The Sun's online edition was accessible for free since August 2006.

While the Sun claimed "150,000 of New York City's Most Influential Readers Every Day," according to April 2007 article in The Nation, its [the Sun's] own audit indicated that "the Sun is selling 13,211 hard copies a day and giving away more than 85,000. (By contrast, the Daily News sells about 700,000 copies a day.) In an attempt to lasso subscribers in certain New York ZIP codes, the Sun recently offered free subscriptions for a full year, an unusual way for a newspaper to build circulation."

The Sun acquired the web address in 2007.

Obama-Odinga Controversy

In June 2008, New York Sun columnist Daniel Johnson became the subject of controversy regarding his January 9th, 2008 article "The Kenyan Connection", in which he linked to several forged documents on the site Wikileaks.
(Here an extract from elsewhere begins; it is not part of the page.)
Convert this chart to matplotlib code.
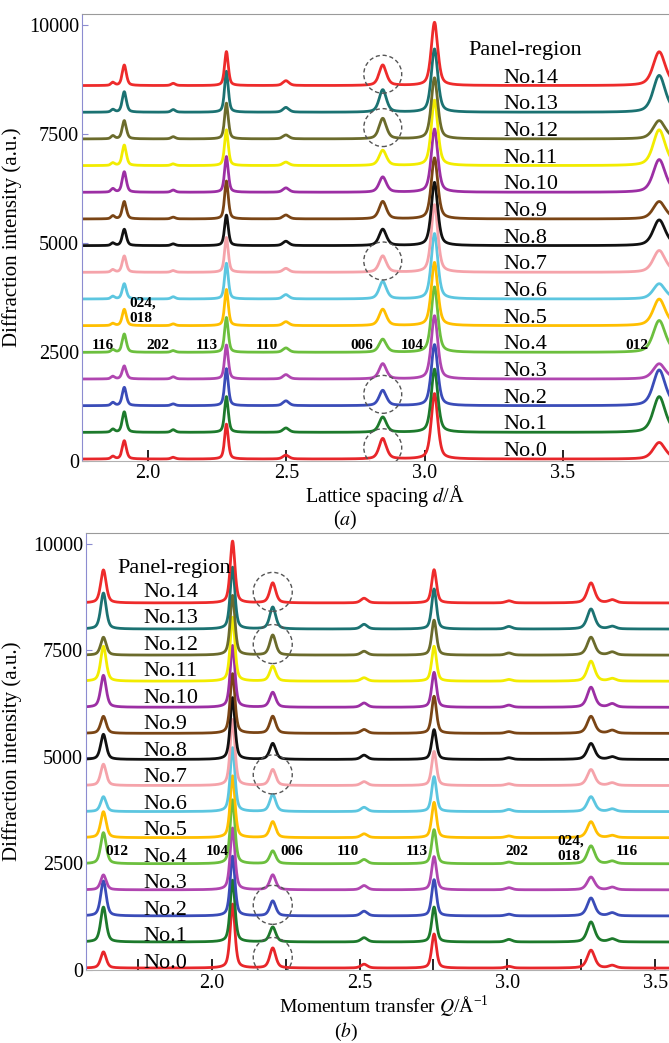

In the column, Johnson suggested Democratic presidential nominee Barack Obama was the paternal cousin of Kenyan Prime Minister Raila Odinga and went on to allege that Odinga had in fact signed a MOU agreement agreeing to institute Islamic Sharia Law if elected. To support his claims, he linked to an alleged copy of the agreement appearing on popular website Wikileaks, yet bypassed the site's commentary identifying the documents as known forgeries. In light of this controversy, a critic of the paper raised questions regarding the New York Sun's veracity and journalistic integrity.

In his June 9th blog at Guernica Magazine, Joel Whitney pointed out Johnson's redistribution of the smear, saying

"Wikileaks calls the fake MOU part of a "plot to frame Odinga and Obama" and notes that their calling the document a fake "did not stop Kenyan and US proponents of the document deliberately avoiding the WikiLeaks analysis by linking directly to the memorandum, as opposed to its description page [where it was plainly described as fake]." I think the New York Sun has some questions to answer about the veracity of its reporting, the rigorousness of its fact checking, and the integrity of its enterprise."